In weiteren Analysen konnte das Max-Planck-Team gemeinsam mit weiteren Forschenden nachweisen, dass die Bakteriengemeinschaft in ihren Meeresproben tatsächlich nur wenige Enzyme besitzt, die in der Lage sind, FCSP abzubauen.
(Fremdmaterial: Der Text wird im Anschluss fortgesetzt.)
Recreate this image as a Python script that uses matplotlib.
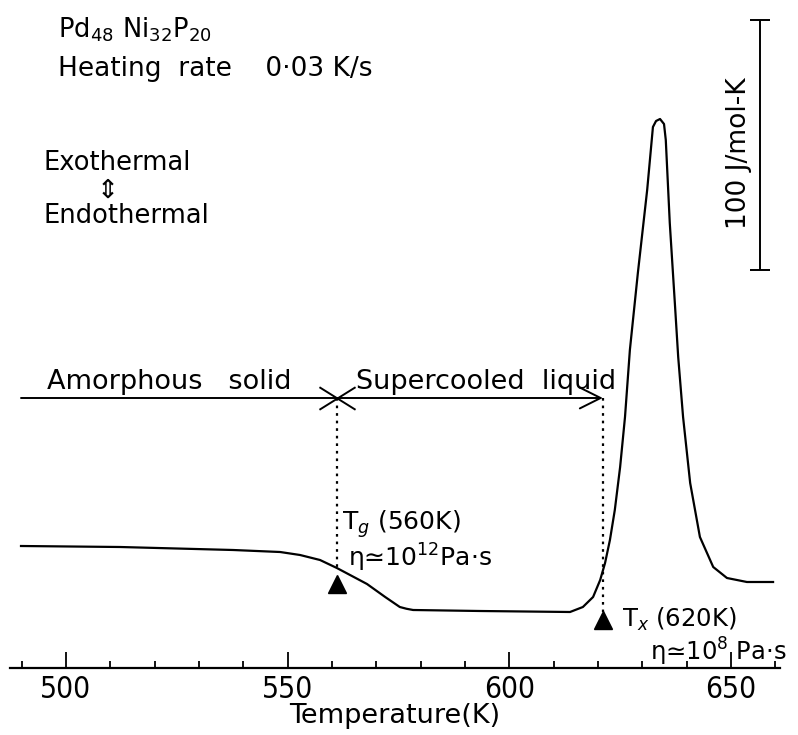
import matplotlib
matplotlib.use("Agg")
import matplotlib.pyplot as plt
from matplotlib.ticker import MultipleLocator, FixedLocator
from matplotlib.path import Path

# ---- data ----
temperature = [489.85, 512.2, 537.7, 548.3, 552.8, 557.3, 561.1, 564.5, 567.9, 572.0,
               575.3, 576.8, 578.3, 593.4, 613.7, 616.6, 618.9, 620.5, 621.6, 622.7,
               623.8, 625.0, 626.1, 627.2, 629.0, 631.1, 632.4, 633.1, 634.0, 634.9,
               635.3, 636.2, 637.4, 638.1, 639.2, 640.8, 643.0, 646.0, 649.1, 653.6, 659.5]
heat_flow = [26.0, 25.6, 24.4, 23.6, 22.4, 20.4, 17.2, 14.0, 10.8, 5.6,
             1.6, 0.9, 0.4, 0.0, -0.4, 1.6, 5.6, 12.4, 19.2, 28.4,
             40.4, 57.6, 77.6, 104.4, 135.2, 168.4, 193.6, 196.0, 196.8, 194.8,
             188.4, 155.2, 121.6, 101.6, 77.6, 51.2, 29.6, 17.6, 13.2, 11.6, 11.6]

transition_T = [561.1, 621.1]          # Tg, Tx markers
transition_level = [10.8, -3.6]        # triangle heights
transition_curve = [17.2, -0.4]        # where dotted lines end
phase_level = 85.2                     # level of the phase arrows
phase_start = 489.85
scale_bar_T = 656.55
scale_bar_base = 136.4
scale_bar_value = 100                  # J/mol-K

major_ticks = [500, 550, 600, 650]
tick_labels = ["500", "550", "600", "650"]

# ---- pixel helpers for placing text ----
X0, KX = 66.0, 4.433
def dx(px):
    return 500 + (px - X0) / KX
def dy(py):
    return (611 - py) / 2.5

W, H = 798, 735
fig = plt.figure(figsize=(W / 100, H / 100), dpi=100)
ax = fig.add_axes([10 / W, (H - 668) / H, 770 / W, 668 / H])
ax.set_xlim(dx(10), dx(780))
ax.set_ylim(dy(668), dy(0))
ax.patch.set_alpha(0)

for s in ["top", "left", "right"]:
    ax.spines[s].set_visible(False)
ax.spines["bottom"].set_linewidth(1.6)
ax.set_yticks([])

ax.xaxis.set_major_locator(FixedLocator(major_ticks))
ax.set_xticklabels(tick_labels, family="DejaVu Sans", fontstretch="condensed", fontsize=21.5)
ax.xaxis.set_minor_locator(MultipleLocator(10))
ax.tick_params(axis="x", which="major", direction="in", length=11.5, width=1.3, pad=5)
ax.tick_params(axis="x", which="minor", direction="in", length=5, width=1.3)
ax.set_xlabel("Temperature(K)", fontsize=19.5, labelpad=-1)

# DSC curve
ax.plot(temperature, heat_flow, color="black", lw=1.6, solid_joinstyle="round")

# markers
ax.plot(transition_T, transition_level, ls="none", marker="^", ms=13, color="black")

# dotted lines
for t, c in zip(transition_T, transition_curve):
    ax.plot([t, t], [phase_level, c], ls=(0, (1.2, 2.2)), lw=1.6, color="black")

# phase arrow
ax.annotate("", xy=(transition_T[1], phase_level), xytext=(phase_start, phase_level),
            arrowprops=dict(arrowstyle="->,head_length=1.5,head_width=0.75",
                            lw=1.4, color="black", mutation_scale=10,
                            shrinkA=0, shrinkB=0))
cross = Path([(-1.6, -1), (1.6, 1), (-1.6, 1), (1.6, -1)],
             [Path.MOVETO, Path.LINETO, Path.MOVETO, Path.LINETO])
ax.plot([transition_T[0]], [phase_level], marker=cross, ms=26, mew=1.4,
        color="black", ls="none")

# scale bar
ax.errorbar([scale_bar_T], [scale_bar_base + scale_bar_value / 2],
            yerr=[[scale_bar_value / 2], [scale_bar_value / 2]],
            color="black", lw=1.4, capsize=7.2, capthick=1.4)
ax.text(dx(739), dy(153), "100 J/mol-K", rotation=90, ha="center", va="center",
        fontsize=19)

# texts
ax.text(dx(58), dy(38), r"Pd$_{48}$ Ni$_{32}$P$_{20}$", fontsize=18.5, va="baseline")
ax.text(dx(58), dy(76), "Heating  rate    0·03 K/s", fontsize=19, va="baseline")
ax.text(dx(43), dy(170), "Exothermal", fontsize=18.5, va="baseline")
ax.text(dx(108), dy(191), "⇕", fontsize=19, ha="center", va="center")
ax.text(dx(43), dy(223), "Endothermal", fontsize=18.5, va="baseline")

ax.text(dx(47), dy(389), "Amorphous   solid", fontsize=19.5, va="baseline")
ax.text(dx(356), dy(389), "Supercooled  liquid", fontsize=19.5, va="baseline")

ax.text(dx(342), dy(530), r"T$_g$ (560K)", fontsize=18, va="baseline")
ax.text(dx(348), dy(567), r"η≃10$^{12}$Pa·s", fontsize=18, va="baseline")
ax.text(dx(622), dy(627), r"T$_x$ (620K)", fontsize=17.5, va="baseline")
ax.text(dx(650), dy(661), r"η≃10$^{8}$ Pa·s", fontsize=17.5, va="baseline")

fig.savefig("out.png", dpi=100)
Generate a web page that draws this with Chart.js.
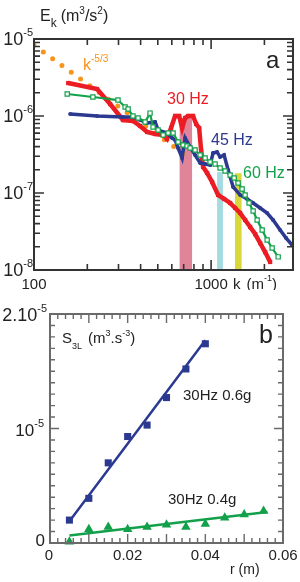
<!DOCTYPE html>
<html>
<head>
<meta charset="utf-8">
<script src="https://cdn.jsdelivr.net/npm/chart.js@4/dist/chart.umd.min.js"></script>
<style>
  html, body { margin: 0; padding: 0; background: #fff; }
  canvas { display: block; }
</style>
</head>
<body>
<canvas id="spectrum" width="300" height="290"></canvas>
<canvas id="structure" width="300" height="292"></canvas>
<script>
// ---------------- PANEL A : ENERGY SPECTRA E(k) ----------------
const k30 = [156, 227, 269, 318, 362, 397, 435, 483, 536, 564, 594, 626, 660, 686, 713, 742, 791, 823, 856, 878, 901, 949, 1013, 1095, 1184, 1280, 1366, 1458, 1556, 1661, 1773, 1892, 2019, 2154];
const e30 = [2.68e-6, 2.24e-6, 1.43e-6, 8.87e-7, 8.61e-7, 7.42e-7, 6.20e-7, 5.84e-7, 5.67e-7, 5.03e-7, 6.99e-7, 1.0e-6, 1.0e-6, 6.99e-7, 9.42e-7, 1.0e-6, 1.0e-6, 7.87e-7, 6.99e-7, 3.62e-7, 2.18e-7, 1.82e-7, 1.39e-7, 9.42e-8, 8.36e-8, 7.42e-8, 6.39e-8, 5.50e-8, 4.46e-8, 3.62e-8, 2.93e-8, 2.24e-8, 1.71e-8, 1.27e-8];

const k45 = [160, 227, 318, 362, 397, 435, 483, 502, 536, 564, 602, 626, 651, 686, 713, 761, 812, 867, 925, 987, 1026, 1081, 1124, 1184, 1248, 1331, 1458, 1597, 1727, 1892, 2072, 2240, 2454, 2652, 2868];
const e45 = [1.06e-6, 1.0e-6, 9.71e-7, 9.71e-7, 8.87e-7, 8.11e-7, 8.36e-7, 6.58e-7, 6.20e-7, 6.02e-7, 5.18e-7, 4.88e-7, 3.84e-7, 2.85e-7, 5.18e-7, 3.96e-7, 3.12e-7, 2.45e-7, 2.38e-7, 2.31e-7, 3.31e-7, 3.41e-7, 2.93e-7, 3.12e-7, 1.99e-7, 1.20e-7, 9.42e-8, 8.36e-8, 7.42e-8, 6.39e-8, 5.50e-8, 4.46e-8, 3.31e-8, 2.60e-8, 2.11e-8];

const k60 = [154, 215, 298, 327, 340, 362, 387, 424, 452, 470, 502, 536, 572, 610, 651, 695, 732, 761, 812, 867, 925, 987, 1053, 1124, 1200, 1280, 1349, 1421, 1497, 1556, 1639, 1727, 1820, 1942, 2072, 2211, 2391];
const e60 = [1.93e-6, 1.765e-6, 1.61e-6, 1.31e-6, 1.23e-6, 1.0e-6, 9.42e-7, 8.36e-7, 1.09e-6, 7.20e-7, 6.58e-7, 5.67e-7, 6.02e-7, 6.02e-7, 4.60e-7, 4.20e-7, 4.08e-7, 3.84e-7, 3.62e-7, 3.12e-7, 2.85e-7, 2.53e-7, 2.38e-7, 2.11e-7, 1.93e-7, 1.71e-7, 1.57e-7, 1.35e-7, 1.13e-7, 9.42e-8, 7.42e-8, 5.84e-8, 4.46e-8, 3.31e-8, 2.45e-8, 1.93e-8, 1.48e-8];

// k^-5/3 guide line (end points)
const kSlope = [100, 700];
const eSlope = [8.3e-6, 3.24e-7];

// forcing bands : 30 Hz, 45 Hz, 60 Hz
const bandLo  = [662, 1081, 1361];
const bandHi  = [783, 1166, 1490];
const bandTop = [9.4e-7, 1.87e-7, 1.8e-7];

// axis ticks
const kTicks = [100, 200, 300, 400, 500, 600, 700, 800, 900, 1000, 2000];
const kMajor = [100, 1000];
const kLabels = ['100', '1000'];
const eDecades = [1e-5, 1e-6, 1e-7, 1e-8];
const eExp = ['-5', '-6', '-7', '-8'];

// ---------------- PANEL B : THIRD ORDER STRUCTURE FUNCTION ----------------
const r06 = [0.005, 0.01, 0.015, 0.02, 0.025, 0.03, 0.035, 0.04];
const s06 = [0.20e-5, 0.39e-5, 0.70e-5, 0.93e-5, 1.03e-5, 1.27e-5, 1.52e-5, 1.74e-5];
const r04 = [0.005, 0.01, 0.015, 0.02, 0.025, 0.03, 0.035, 0.04, 0.045, 0.05, 0.055];
const s04 = [0.01e-5, 0.12e-5, 0.14e-5, 0.12e-5, 0.14e-5, 0.16e-5, 0.14e-5, 0.165e-5, 0.22e-5, 0.25e-5, 0.28e-5];
const fit06R = [0.005, 0.04];
const fit06S = [0.19e-5, 1.77e-5];
const fit04R = [0.005, 0.056];
const fit04S = [0.065e-5, 0.27e-5];

const rLabels = ['0', '0.02', '0.04', '0.06'];
const rLabelVals = [0, 0.02, 0.04, 0.06];

const red = '#ec1c24', blue = '#2b3990', green = '#13a04a', orange = '#f7941d';
const FONT = '"Liberation Sans", Arial, sans-serif';

function pts(xs, ys) { return xs.map((x, i) => ({ x: x, y: ys[i] })); }

// text made of runs (for superscripts / subscripts)
function runs(ctx, parts, x, y, color, align) {
    ctx.save();
    ctx.fillStyle = color;
    ctx.textBaseline = 'alphabetic';
    ctx.textAlign = 'left';
    let w = 0;
    parts.forEach(p => { ctx.font = p.s + 'px ' + FONT; w += ctx.measureText(p.t).width + (p.g || 0); });
    let cx = align === 'right' ? x - w : align === 'center' ? x - w / 2 : x;
    parts.forEach(p => {
        ctx.font = p.s + 'px ' + FONT;
        ctx.fillText(p.t, cx, y + (p.dy || 0));
        cx += ctx.measureText(p.t).width + (p.g || 0);
    });
    ctx.restore();
}

function tickX(ctx, area, px, len) {
    ctx.moveTo(px, area.bottom); ctx.lineTo(px, area.bottom - len);
    ctx.moveTo(px, area.top); ctx.lineTo(px, area.top + len);
}
function tickY(ctx, area, py, len) {
    ctx.moveTo(area.left, py); ctx.lineTo(area.left + len, py);
    ctx.moveTo(area.right, py); ctx.lineTo(area.right - len, py);
}

// -------- frame, ticks and texts of panel a --------
const frameA = {
    id: 'frameA',
    afterDatasetsDraw(chart) {
        const ctx = chart.ctx, a = chart.chartArea;
        const xs = chart.scales.x, ys = chart.scales.y;
        ctx.save();
        ctx.strokeStyle = '#333';
        ctx.lineWidth = 1.6;
        ctx.beginPath();
        kTicks.forEach(k => tickX(ctx, a, xs.getPixelForValue(k), kMajor.includes(k) ? 10 : 6));
        eDecades.forEach((d, i) => {
            tickY(ctx, a, ys.getPixelForValue(d), 10);
            if (i < eDecades.length - 1) {
                for (let m = 2; m <= 9; m++) tickY(ctx, a, ys.getPixelForValue(d / 10 * m), 6);
            }
        });
        ctx.stroke();
        ctx.lineWidth = 2;
        ctx.strokeRect(a.left, a.top, a.right - a.left, a.bottom - a.top);
        ctx.restore();

        eDecades.forEach((d, i) => {
            const py = ys.getPixelForValue(d);
            runs(ctx, [{ t: '10', s: 18 }, { t: eExp[i], s: 11, dy: -9 }], 33, py + 6, '#222', 'right');
        });
        kMajor.forEach((k, i) => {
            runs(ctx, [{ t: kLabels[i], s: 15 }], xs.getPixelForValue(k), 289, '#222', 'center');
        });
        runs(ctx, [{ t: 'k', s: 15, g: 6 }, { t: '(m', s: 15 }, { t: '-1', s: 9, dy: -8 }, { t: ')', s: 15 }], 233, 289, '#222', 'left');
        runs(ctx, [{ t: 'E', s: 16 }, { t: 'k', s: 12, dy: 6, g: 4 }, { t: '(m', s: 16 }, { t: '3', s: 10, dy: -7 }, { t: '/s', s: 16 }, { t: '2', s: 10, dy: -7 }, { t: ')', s: 16 }], 40, 21, '#222', 'left');
        runs(ctx, [{ t: 'a', s: 24 }], 266, 68, '#222', 'left');
        runs(ctx, [{ t: 'k', s: 16 }, { t: '-5/3', s: 10, dy: -8 }], 83, 70, orange, 'left');
        runs(ctx, [{ t: '30 Hz', s: 16 }], 167, 104, red, 'left');
        runs(ctx, [{ t: '45 Hz', s: 16 }], 211, 145, blue, 'left');
        runs(ctx, [{ t: '60 Hz', s: 16 }], 243, 178, green, 'left');
    }
};

const bandColors = ['#e0849a', '#a4dbe0', '#d8d83c'];
const bandSets = bandLo.map((lo, i) => ({
    data: [{ x: lo, y: bandTop[i] }, { x: bandHi[i], y: bandTop[i] }],
    showLine: true, borderWidth: 0, pointRadius: 0,
    backgroundColor: bandColors[i],
    fill: { value: 0.92e-8 }, clip: false, order: 10
}));

new Chart(document.getElementById('spectrum'), {
    type: 'scatter',
    data: {
        datasets: [
            {
                data: pts(k60, e60), showLine: true, order: 0,
                borderColor: green, borderWidth: 2.2,
                pointStyle: 'rect', pointRadius: 3, pointBorderWidth: 1.2,
                pointBorderColor: green, pointBackgroundColor: '#fff'
            },
            {
                data: pts(k45, e45), showLine: true, order: 1,
                borderColor: blue, borderWidth: 3.5,
                pointStyle: 'circle', pointRadius: 2, pointBorderWidth: 0,
                pointBackgroundColor: blue
            },
            {
                data: pts(k30, e30), showLine: true, order: 2,
                borderColor: red, borderWidth: 4.5,
                pointStyle: 'rect', pointRadius: 3, pointBorderWidth: 0,
                pointBackgroundColor: red
            },
            {
                data: pts(kSlope, eSlope), showLine: true, order: 3,
                borderColor: orange, borderWidth: 5,
                borderDash: [0, 11.5], borderCapStyle: 'round',
                pointRadius: 0
            },
            ...bandSets
        ]
    },
    options: {
        responsive: false,
        animation: false,
        layout: { padding: { left: 34, right: 7, top: 39, bottom: 20 } },
        scales: {
            x: { type: 'logarithmic', min: 100, max: 2900, display: false },
            y: { type: 'logarithmic', min: 1e-8, max: 1e-5, display: false }
        },
        plugins: { legend: { display: false }, tooltip: { enabled: false } }
    },
    plugins: [frameA]
});

// -------- frame, ticks and texts of panel b --------
const frameB = {
    id: 'frameB',
    afterDatasetsDraw(chart) {
        const ctx = chart.ctx, a = chart.chartArea;
        const xs = chart.scales.x, ys = chart.scales.y;
        ctx.save();
        ctx.strokeStyle = '#6a6a6a';
        ctx.lineWidth = 1.4;
        ctx.beginPath();
        for (let i = 1; i < 30; i++) {
            const v = i * 0.002;
            tickX(ctx, a, xs.getPixelForValue(v), i % 5 === 0 ? 9 : 5);
        }
        for (let j = 1; j < 20; j++) {
            tickY(ctx, a, ys.getPixelForValue(j * 1e-6), j % 10 === 0 ? 9 : 5);
        }
        ctx.stroke();
        ctx.lineWidth = 2;
        ctx.strokeRect(a.left, a.top, a.right - a.left, a.bottom - a.top);
        ctx.restore();

        rLabelVals.forEach((v, i) => {
            runs(ctx, [{ t: rLabels[i], s: 15 }], xs.getPixelForValue(v) + (i === 0 ? -1 : 0), 270, '#222', 'center');
        });
        runs(ctx, [{ t: 'r (m)', s: 14 }], 230, 284, '#222', 'left');
        runs(ctx, [{ t: '2.10', s: 18 }, { t: '-5', s: 11, dy: -9 }], 47, ys.getPixelForValue(2e-5) + 7, '#222', 'right');
        runs(ctx, [{ t: '10', s: 17 }, { t: '-5', s: 11, dy: -9 }], 44, ys.getPixelForValue(1e-5) + 7, '#222', 'right');
        runs(ctx, [{ t: '0', s: 17 }], 45, ys.getPixelForValue(0) + 3, '#222', 'right');
        runs(ctx, [{ t: 'b', s: 25 }], 259, 53, '#222', 'left');
        runs(ctx, [{ t: 'S', s: 15 }, { t: '3L', s: 9, dy: 6, g: 6 }, { t: '(m', s: 15 }, { t: '3', s: 9, dy: -7 }, { t: '.s', s: 15 }, { t: '-3', s: 9, dy: -7 }, { t: ')', s: 15 }], 62, 53, '#222', 'left');
        runs(ctx, [{ t: '30Hz 0.6g', s: 15 }], 183, 110, '#222', 'left');
        runs(ctx, [{ t: '30Hz 0.4g', s: 15 }], 168, 214, '#222', 'left');
    }
};

new Chart(document.getElementById('structure'), {
    type: 'scatter',
    data: {
        datasets: [
            {
                data: pts(r06, s06), order: 0, clip: false,
                pointStyle: 'rect', pointRadius: 5, pointBorderWidth: 0,
                pointBackgroundColor: blue
            },
            {
                data: pts(r04, s04), order: 1, clip: false,
                pointStyle: 'triangle', pointRadius: 5.5, pointBorderWidth: 0,
                pointBackgroundColor: green
            },
            {
                data: pts(fit06R, fit06S), showLine: true, order: 2,
                borderColor: blue, borderWidth: 2.5, pointRadius: 0
            },
            {
                data: pts(fit04R, fit04S), showLine: true, order: 3,
                borderColor: green, borderWidth: 2.5, pointRadius: 0
            }
        ]
    },
    options: {
        responsive: false,
        animation: false,
        layout: { padding: { left: 50, right: 17, top: 24, bottom: 39 } },
        scales: {
            x: { type: 'linear', min: 0, max: 0.06, display: false },
            y: { type: 'linear', min: 0, max: 2e-5, display: false }
        },
        plugins: { legend: { display: false }, tooltip: { enabled: false } }
    },
    plugins: [frameB]
});
</script>
</body>
</html>
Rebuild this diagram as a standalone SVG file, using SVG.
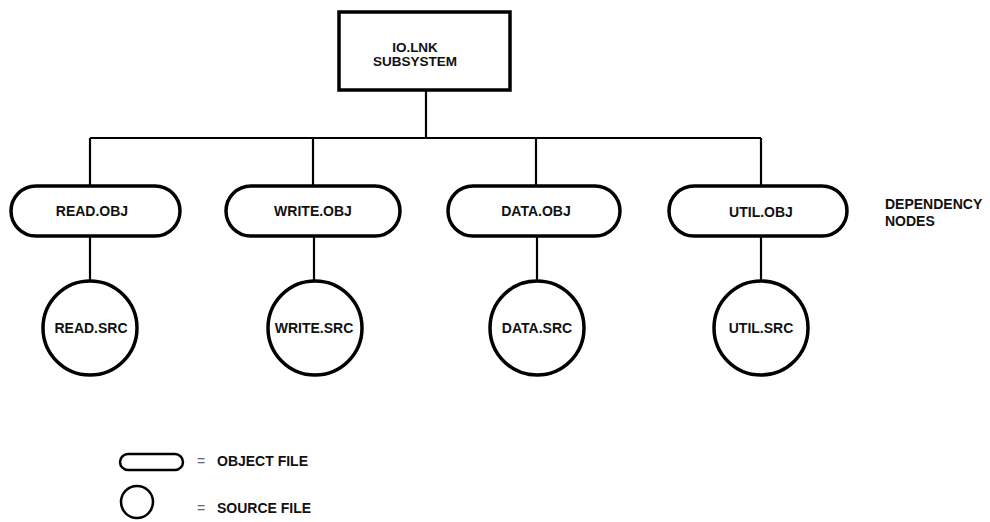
<svg xmlns="http://www.w3.org/2000/svg" width="990" height="522" viewBox="0 0 990 522">
<style>
  .shape { fill: #fff; stroke: #000; stroke-width: 3.5; }
  .conn { fill: none; stroke: #000; stroke-width: 2.2; }
  text { font-family: "Liberation Sans", Arial, sans-serif; font-weight: bold; fill: #111; }
  .lbl { font-size: 14px; text-anchor: middle; }
  .top { font-size: 13.5px; text-anchor: middle; }
  .side { font-size: 14px; }
  .eq { font-size: 14px; font-weight: normal; fill: #666; }
</style>
<rect width="990" height="522" fill="#fff"/>
<g id="connectors">
  <line class="conn" x1="426" y1="90" x2="426" y2="138"/>
  <line class="conn" x1="90" y1="138" x2="761" y2="138"/>
  <line class="conn" x1="90" y1="138" x2="90" y2="186"/>
  <line class="conn" x1="313" y1="138" x2="313" y2="186"/>
  <line class="conn" x1="536" y1="138" x2="536" y2="186"/>
  <line class="conn" x1="761" y1="138" x2="761" y2="186"/>
  <line class="conn" x1="90" y1="236" x2="90" y2="281"/>
  <line class="conn" x1="314" y1="236" x2="314" y2="281"/>
  <line class="conn" x1="537" y1="236" x2="537" y2="281"/>
  <line class="conn" x1="761" y1="236" x2="761" y2="281"/>
</g>
<g id="io-lnk">
  <rect class="shape" x="339" y="12" width="171" height="78"/>
  <text class="top" x="415" y="52">IO.LNK</text>
  <text class="top" x="415" y="66">SUBSYSTEM</text>
</g>
<g id="read-obj">
  <rect class="shape" x="11" y="186" width="169" height="50" rx="25"/>
  <text class="lbl" x="92" y="216">READ.OBJ</text>
</g>
<g id="write-obj">
  <rect class="shape" x="226" y="186" width="174" height="50" rx="25"/>
  <text class="lbl" x="313" y="216">WRITE.OBJ</text>
</g>
<g id="data-obj">
  <rect class="shape" x="448" y="186" width="172" height="50" rx="25"/>
  <text class="lbl" x="536" y="216">DATA.OBJ</text>
</g>
<g id="util-obj">
  <rect class="shape" x="669" y="186" width="178" height="50" rx="25"/>
  <text class="lbl" x="761" y="217">UTIL.OBJ</text>
</g>
<g id="read-src">
  <circle class="shape" cx="90" cy="328" r="47"/>
  <text class="lbl" x="91" y="333">READ.SRC</text>
</g>
<g id="write-src">
  <circle class="shape" cx="315" cy="328" r="47"/>
  <text class="lbl" x="314" y="333">WRITE.SRC</text>
</g>
<g id="data-src">
  <circle class="shape" cx="537" cy="328" r="47"/>
  <text class="lbl" x="537" y="333">DATA.SRC</text>
</g>
<g id="util-src">
  <circle class="shape" cx="761" cy="328" r="47"/>
  <text class="lbl" x="761" y="333">UTIL.SRC</text>
</g>
<g id="dependency-label">
  <text class="side" x="885" y="209">DEPENDENCY</text>
  <text class="side" x="885" y="226">NODES</text>
</g>
<g id="legend">
  <rect x="120" y="454" width="63" height="16" rx="8" fill="#fff" stroke="#000" stroke-width="2.5"/>
  <text class="eq" x="197" y="466">=</text>
  <text class="side" x="217" y="466">OBJECT FILE</text>
  <circle cx="137" cy="502" r="16" fill="#fff" stroke="#000" stroke-width="2.5"/>
  <text class="eq" x="197" y="513">=</text>
  <text class="side" x="217" y="513">SOURCE FILE</text>
</g>
</svg>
Möglicherweise nutzen Kieselalgen daher FCSP, um sich gegen Bakterien zu schützen.

Nachweis in der Tiefsee noch benötigt

Für seine Analysen hat das Forschungsteam ein Verfahren aus Medizin- und Pflanzenforschung genutzt, das es ermöglicht, mithilfe von Antikörpern die jeweils in den Meerwasserproben erhaltenen Arten von Polysacchariden zu identifizieren. „Diese neue Anwendung des Verfahrens ermöglichte es uns, das Schicksal mehrerer verschiedener Zuckerverbindungen gleichzeitig während der Algenblüte zu beobachten“, erläutert Vidal-Melgosa.

„Dabei fanden wir heraus, dass sich der mehrkettige Zucker Fucan, der Fucose enthält, anreichert, während die anderen Polysaccharide allesamt abgebaut werden und keinen Kohlenstoff speichern.“ Jetzt gilt es, die FCSP-Partikel auch in der Tiefsee nachzuweisen. Gelingt das, wäre dieser Zucker dauerhaft stabil und ein wichtiger Teil der biologischen Kohlenstoffpumpe.